There was an old person of Ickley,

Who could not abide to ride quickly;
He rode to Karnak on
a tortoise's back,
That moony old person of Ickley.

Well, it's official: I've switched camps. For the longest time if anyone asked me to name the greatest artist of all time, I had to say William Blake. His paintings were literally out of this world, and no poet but Blake could really capture the essence of the microcosm and the macrocosm -- "To see a world in a grain of sand and heaven in a flower..." -- or aesthetics -- "Exuberance is beauty." You just can't top that. Or so I thought.

That was until last night, when I discovered the early illustration work of Edward Lear. Yes, that Edward Lear, the poet best known for "The Owl and the Pussy-cat." Before all his nonsense limericks came about, though, Lear was a celebrated painter. His first publication, at 20, was Illustrations of the Family of Psittacidae, or Parrots, a collection of 12 amazing prints of the colorful birds. This got the attention of a patron who gave Lear work painting the animals at a private menagerie in Derby. His second book was Tortoises, Terrapins, and Turtles, published by J.E. Gray, Zoologist for the British Museum.
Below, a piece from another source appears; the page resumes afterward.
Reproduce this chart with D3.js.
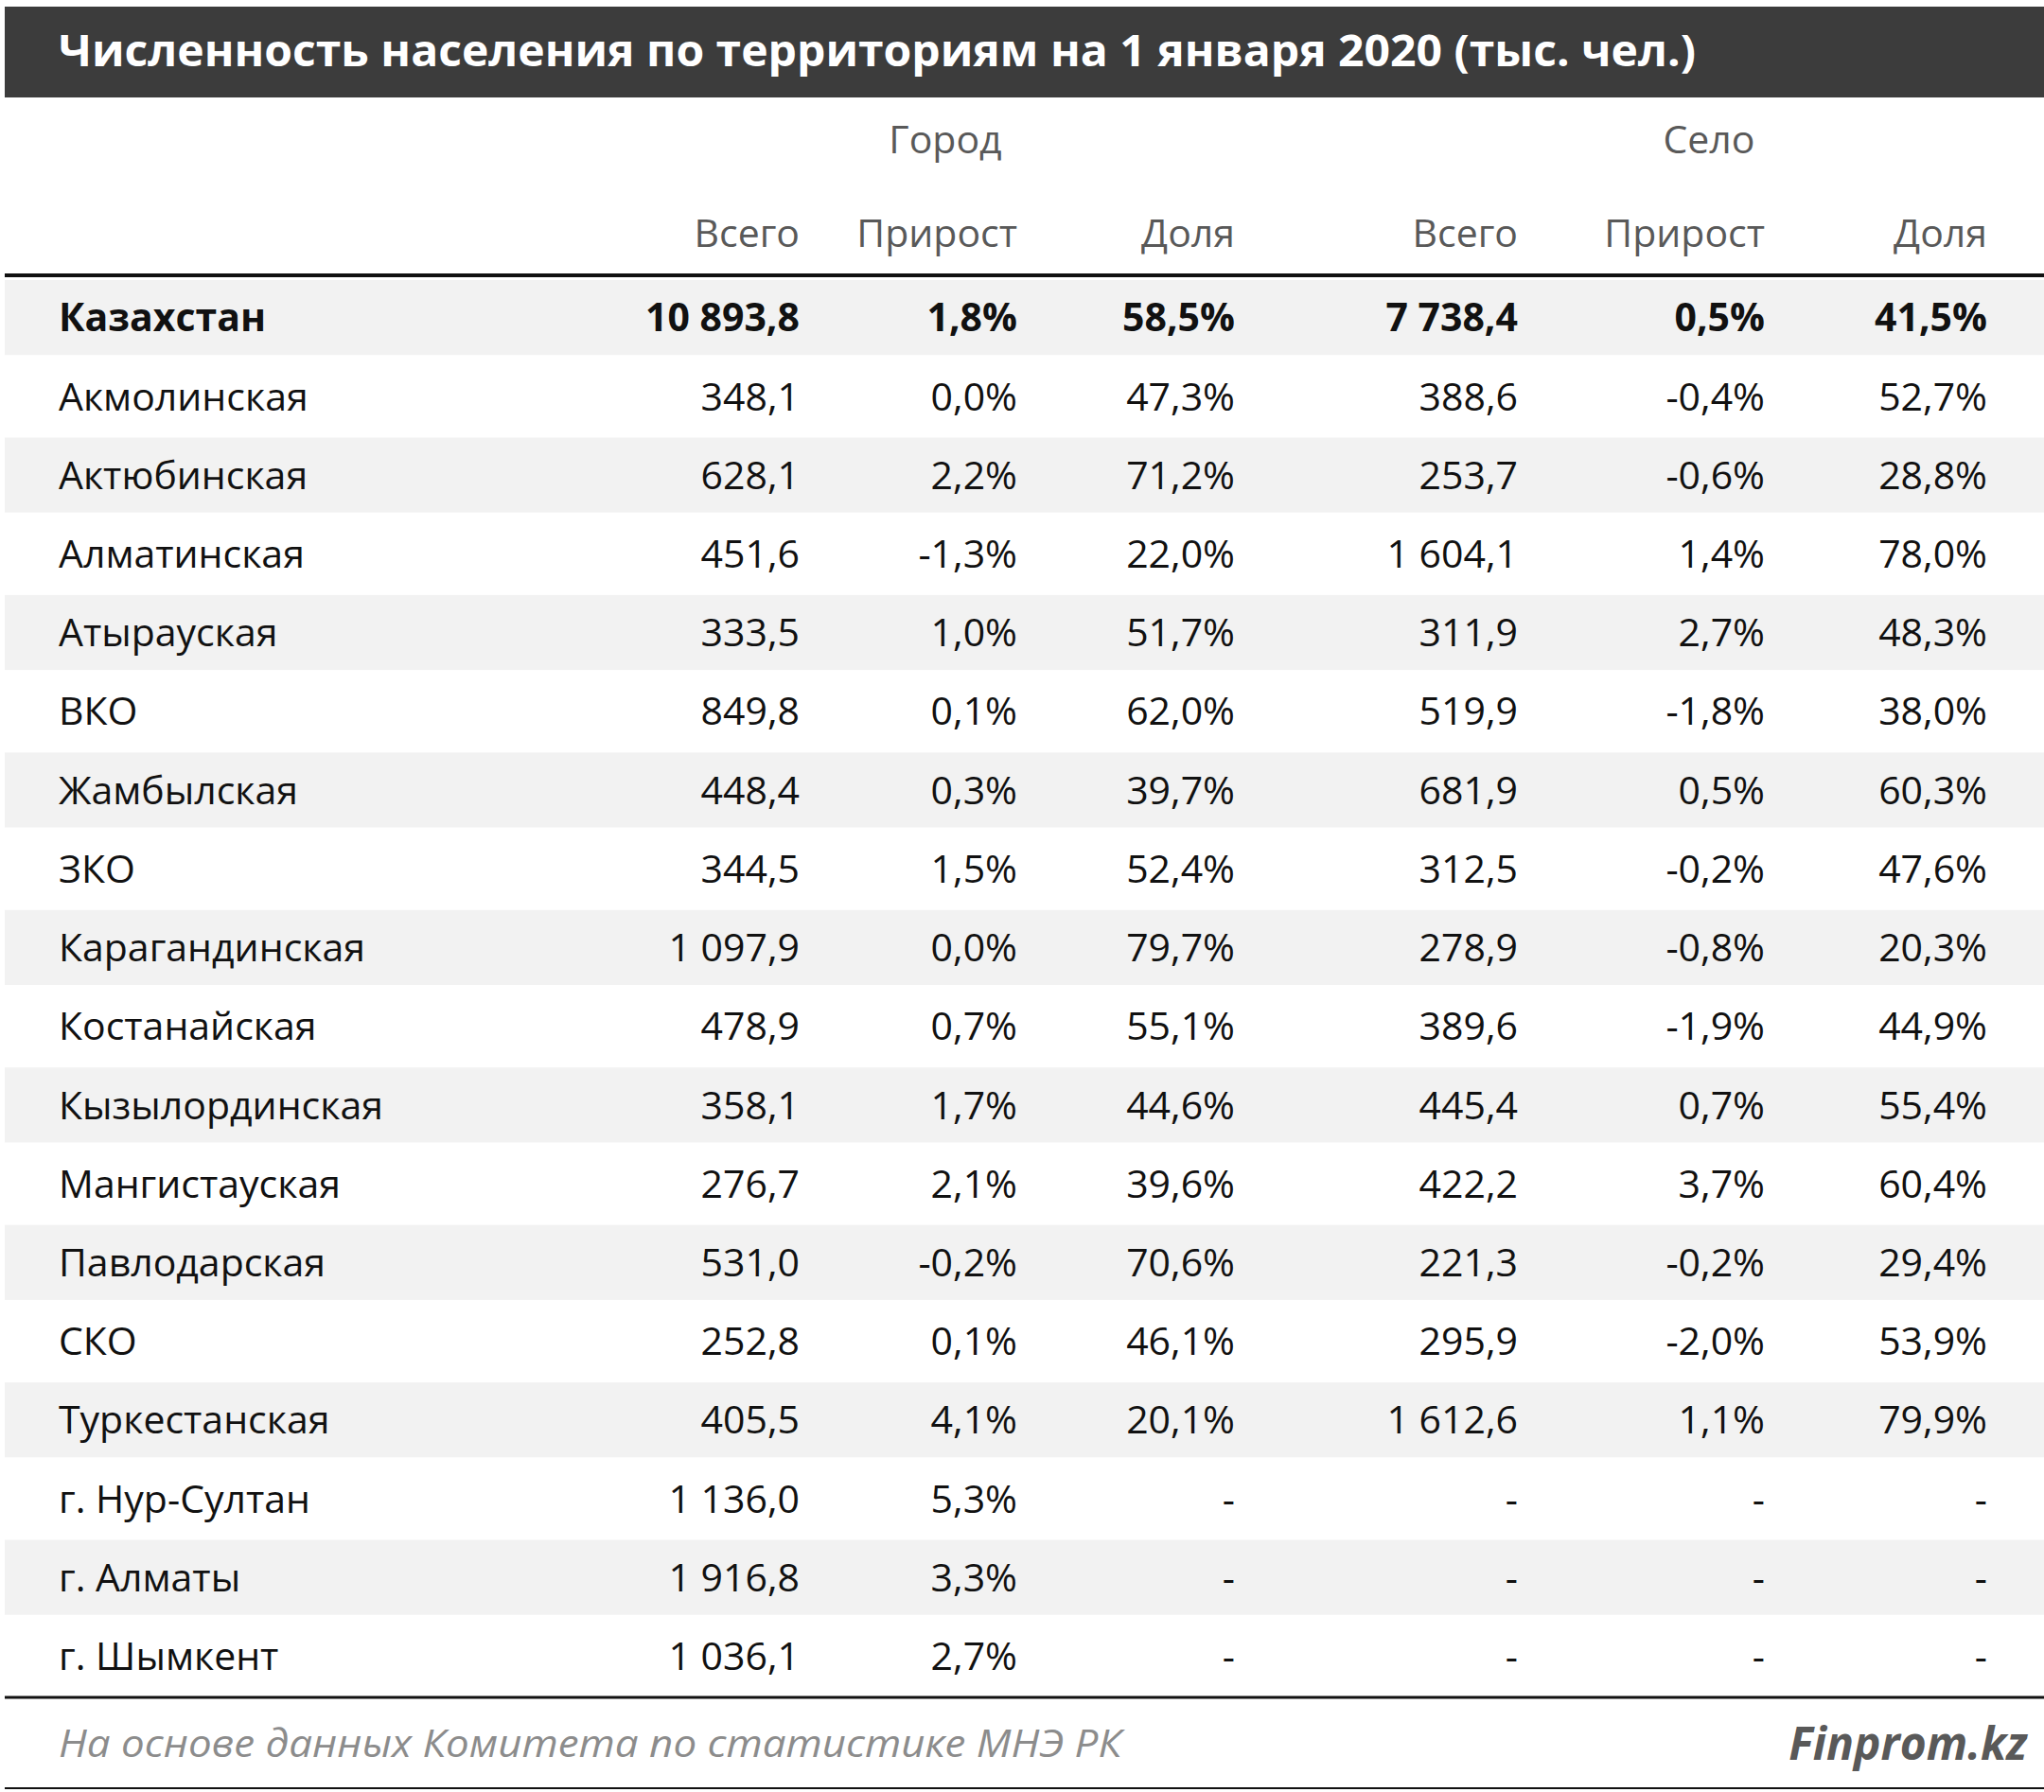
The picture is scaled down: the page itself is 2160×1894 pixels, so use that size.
<!DOCTYPE html>
<html lang="ru">
<head>
<meta charset="UTF-8">
<script src="https://d3js.org/d3.v7.min.js"></script>
<style>
  body { margin: 0; background: #fff; }
  svg { display: block; font-family: "Open Sans", "DejaVu Sans", sans-serif; }
</style>
</head>
<body>
<div id="container"></div>
<script>
  // Data
  const regions = ["Казахстан", "Акмолинская", "Актюбинская", "Алматинская", "Атырауская", "ВКО",
    "Жамбылская", "ЗКО", "Карагандинская", "Костанайская", "Кызылординская", "Мангистауская",
    "Павлодарская", "СКО", "Туркестанская", "г. Нур-Султан", "г. Алматы", "г. Шымкент"];
  const cityTotal = ["10 893,8", "348,1", "628,1", "451,6", "333,5", "849,8", "448,4", "344,5", "1 097,9",
    "478,9", "358,1", "276,7", "531,0", "252,8", "405,5", "1 136,0", "1 916,8", "1 036,1"];
  const cityGrowth = ["1,8%", "0,0%", "2,2%", "-1,3%", "1,0%", "0,1%", "0,3%", "1,5%", "0,0%",
    "0,7%", "1,7%", "2,1%", "-0,2%", "0,1%", "4,1%", "5,3%", "3,3%", "2,7%"];
  const cityShare = ["58,5%", "47,3%", "71,2%", "22,0%", "51,7%", "62,0%", "39,7%", "52,4%", "79,7%",
    "55,1%", "44,6%", "39,6%", "70,6%", "46,1%", "20,1%", "-", "-", "-"];
  const ruralTotal = ["7 738,4", "388,6", "253,7", "1 604,1", "311,9", "519,9", "681,9", "312,5", "278,9",
    "389,6", "445,4", "422,2", "221,3", "295,9", "1 612,6", "-", "-", "-"];
  const ruralGrowth = ["0,5%", "-0,4%", "-0,6%", "1,4%", "2,7%", "-1,8%", "0,5%", "-0,2%", "-0,8%",
    "-1,9%", "0,7%", "3,7%", "-0,2%", "-2,0%", "1,1%", "-", "-", "-"];
  const ruralShare = ["41,5%", "52,7%", "28,8%", "78,0%", "48,3%", "38,0%", "60,3%", "47,6%", "20,3%",
    "44,9%", "55,4%", "60,4%", "29,4%", "53,9%", "79,9%", "-", "-", "-"];
  const columns = ["Всего", "Прирост", "Доля", "Всего", "Прирост", "Доля"];
  const groups = ["Город", "Село"];

  const title = "Численность населения по территориям на 1 января 2020 (тыс. чел.)";
  const source = "На основе данных Комитета по статистике МНЭ РК";
  const brand = "Finprom.kz";

  const width = 2160, height = 1894;
  const colRight = [845, 1075, 1305, 1604, 1865, 2100];
  const groupCenter = [999, 1806];
  const fontSize = 41;

  const svg = d3.select("#container").append("svg")
    .attr("width", width).attr("height", height);

  // Title bar
  svg.append("rect").attr("x", 5).attr("y", 7).attr("width", width - 5).attr("height", 96)
    .attr("fill", "#3c3c3c");
  svg.append("text").attr("x", 62).attr("y", 70)
    .attr("fill", "#fff").attr("font-size", 46).attr("font-weight", "bold")
    .attr("textLength", 1730).attr("lengthAdjust", "spacingAndGlyphs")
    .text(title);

  // Group headers
  svg.selectAll(".group").data(groups).join("text")
    .attr("x", (d, i) => groupCenter[i]).attr("y", 162)
    .attr("text-anchor", "middle").attr("fill", "#595959").attr("font-size", fontSize)
    .text(d => d);

  svg.selectAll(".col").data(columns).join("text")
    .attr("x", (d, i) => colRight[i]).attr("y", 261)
    .attr("text-anchor", "end").attr("fill", "#595959").attr("font-size", fontSize)
    .text(d => d);

  // Rows
  const y = d3.scaleBand().domain(regions).range([294, 1792]).padding(0);
  const rows = svg.selectAll(".row").data(regions).join("g")
    .attr("transform", d => `translate(0,${y(d)})`);

  rows.append("rect").attr("x", 5).attr("width", width - 5).attr("height", y.bandwidth() - 4)
    .attr("y", 2)
    .attr("fill", (d, i) => i % 2 === 0 ? "#f2f2f2" : "#fff");

  const cols = [cityTotal, cityGrowth, cityShare, ruralTotal, ruralGrowth, ruralShare];
  rows.each(function (d, i) {
    const g = d3.select(this);
    const bold = i === 0 ? "bold" : "normal";
    const ty = y.bandwidth() / 2 + fontSize * 0.36;
    g.append("text").attr("x", 62).attr("y", ty).attr("font-size", fontSize)
      .attr("font-weight", bold).attr("fill", "#111").text(d);
    cols.forEach((c, j) => {
      g.append("text").attr("x", colRight[j]).attr("y", ty).attr("font-size", fontSize)
        .attr("text-anchor", "end").attr("font-weight", bold).attr("fill", "#111").text(c[i]);
    });
  });

  // Lines
  svg.append("line").attr("x1", 5).attr("x2", width).attr("y1", 291).attr("y2", 291)
    .attr("stroke", "#111").attr("stroke-width", 4);
  svg.append("line").attr("x1", 5).attr("x2", width).attr("y1", 1794).attr("y2", 1794)
    .attr("stroke", "#111").attr("stroke-width", 3);
  svg.append("line").attr("x1", 5).attr("x2", width).attr("y1", 1890).attr("y2", 1890)
    .attr("stroke", "#111").attr("stroke-width", 2);

  // Footer
  svg.append("text").attr("x", 62).attr("y", 1857).attr("font-size", 41)
    .attr("font-style", "italic").attr("fill", "#8c8c8c")
    .attr("textLength", 1123).attr("lengthAdjust", "spacingAndGlyphs").text(source);
  svg.append("text").attr("x", 2142).attr("y", 1860).attr("font-size", 48)
    .attr("font-style", "italic").attr("font-weight", "bold").attr("text-anchor", "end")
    .attr("fill", "#595959").text(brand);
</script>
</body>
</html>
Of course, that book alone would have converted me, but there's even more to love about Lear. He went on to produce 11 books of animals and landscapes during his life, but failing eyesight led him to abandon painting for his now better-known work of nonsense rhymes.











There was an old man of th' Abruzzi,
So blind that he couldn't his foot see;
When they said, "That's your toe," He replied, "Is it so?"
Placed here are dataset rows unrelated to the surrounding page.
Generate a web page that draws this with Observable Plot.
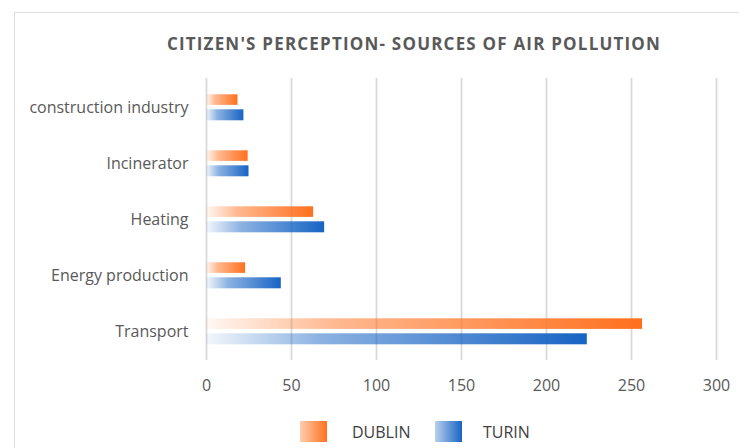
<!DOCTYPE html>
<html>
<head>
<meta charset="utf-8">
<script src="https://cdn.jsdelivr.net/npm/d3@7"></script>
<script src="https://cdn.jsdelivr.net/npm/@observablehq/plot@0.6"></script>
<style>
  html, body { margin: 0; padding: 0; background: #fff; overflow: hidden; }
  #wrap { position: relative; width: 739px; height: 448px; overflow: hidden; font-family: "Open Sans", sans-serif; }
  #frame { position: absolute; left: 14px; top: 12px; width: 900px; height: 600px; border: 1.5px solid #dedede; box-sizing: border-box; }
  #title { position: absolute; left: 0; width: 828px; top: 32px; text-align: center; font-weight: bold; font-size: 17px; letter-spacing: 1.2px; color: #595959; line-height: 24px; }
  #chart { position: absolute; left: 0; top: 0; }
  .sw { position: absolute; top: 421px; width: 27px; height: 21px; }
  .lt { position: absolute; top: 420px; line-height: 24px; font-size: 16px; color: #404040; }
</style>
</head>
<body>
<div id="wrap">
  <div id="frame"></div>
  <div id="title">CITIZEN'S PERCEPTION- SOURCES OF AIR POLLUTION</div>
  <div id="chart"></div>
  <div class="sw" style="left:300px; background: linear-gradient(to right, rgba(255,112,30,0.35), rgb(255,112,30));"></div>
  <div class="lt" style="left:352px;">DUBLIN</div>
  <div class="sw" style="left:435px; background: linear-gradient(to right, rgba(23,100,196,0.3), rgb(23,100,196));"></div>
  <div class="lt" style="left:483px;">TURIN</div>
</div>
<script>
const categories = ["construction industry", "Incinerator", "Heating", "Energy production", "Transport"];
const dublin = [18.5, 24.5, 63, 23, 256.5];
const turin = [22, 25, 69.5, 44, 224];
const xTicks = [0, 50, 100, 150, 200, 250, 300];

const dataD = categories.map((c, i) => ({category: c, value: dublin[i]}));
const dataT = categories.map((c, i) => ({category: c, value: turin[i]}));

const plot = Plot.plot({
  width: 739,
  height: 400,
  marginLeft: 206,
  marginRight: 23,
  marginTop: 78,
  marginBottom: 40,
  style: {fontFamily: "Open Sans, sans-serif", fontSize: "16px", color: "#595959", background: "transparent"},
  x: {domain: [0, 300], ticks: xTicks},
  y: {domain: categories, padding: 0},
  marks: [
    Plot.ruleX(xTicks, {stroke: "#d9d9d9", strokeWidth: 1.8}),
    Plot.barX(dataD, {y: "category", x: "value", fill: "url(#gD)", insetTop: 15.3, insetBottom: 30.1}),
    Plot.barX(dataT, {y: "category", x: "value", fill: "url(#gT)", insetTop: 30.3, insetBottom: 14.7}),
    Plot.axisX(xTicks, {tickSize: 0, tickPadding: 19, label: null, fill: "#595959", fontSize: 16}),
    Plot.axisY({tickSize: 0, tickPadding: 18, label: null, fill: "#595959", fontSize: 16})
  ]
});

const ns = "http://www.w3.org/2000/svg";
const defs = document.createElementNS(ns, "defs");
function grad(id, rgb) {
  const g = document.createElementNS(ns, "linearGradient");
  g.setAttribute("id", id);
  g.setAttribute("x1", "0"); g.setAttribute("x2", "1"); g.setAttribute("y1", "0"); g.setAttribute("y2", "0");
  [[0, 0.05], [0.3, 0.5], [1, 1]].forEach(([o, a]) => {
    const s = document.createElementNS(ns, "stop");
    s.setAttribute("offset", o);
    s.setAttribute("stop-color", rgb);
    s.setAttribute("stop-opacity", a);
    g.appendChild(s);
  });
  defs.appendChild(g);
}
grad("gD", "rgb(255,112,30)");
grad("gT", "rgb(23,100,196)");
plot.insertBefore(defs, plot.firstChild);
document.getElementById("chart").appendChild(plot);
</script>
</body>
</html>
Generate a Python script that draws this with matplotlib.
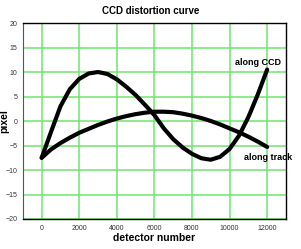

That doubtful old man of th' Abruzzi.

You see, Blake flared and flamed so much in life that that is how he will always be remembered. But with Edward Lear, it's a different story. He did his most incredible illustration work right off the bat, and then when he couldn't do that, he went on to make a career out of limericks and simple little drawings.

Still, it's hard to write him off as capitalizing on "kid's stuff." The Lear limericks are usually about somebody who stands out from the crowd. Maybe their nose is too long, or they sit in a boat on dry land and insist that they're at sea. The more I learn about Lear's life, the more touching the poems become, because many of them seem so personal. Lear's poems celebrate what made him different and, by extension, the eccentric in all of us.













There was an old person in gray,
Whose feelings were tinged with dismay;
She purchased two parrots, and fed them with carrots,
Which pleased that old person in gray.


2 comments:

Shelley Noble said...

What a fantastic post, Karmia. You really see into the richer depth of things others only glance at. Brava.

Melissa Valeriote said...

Always a delight to stop by for a brief lesson in art!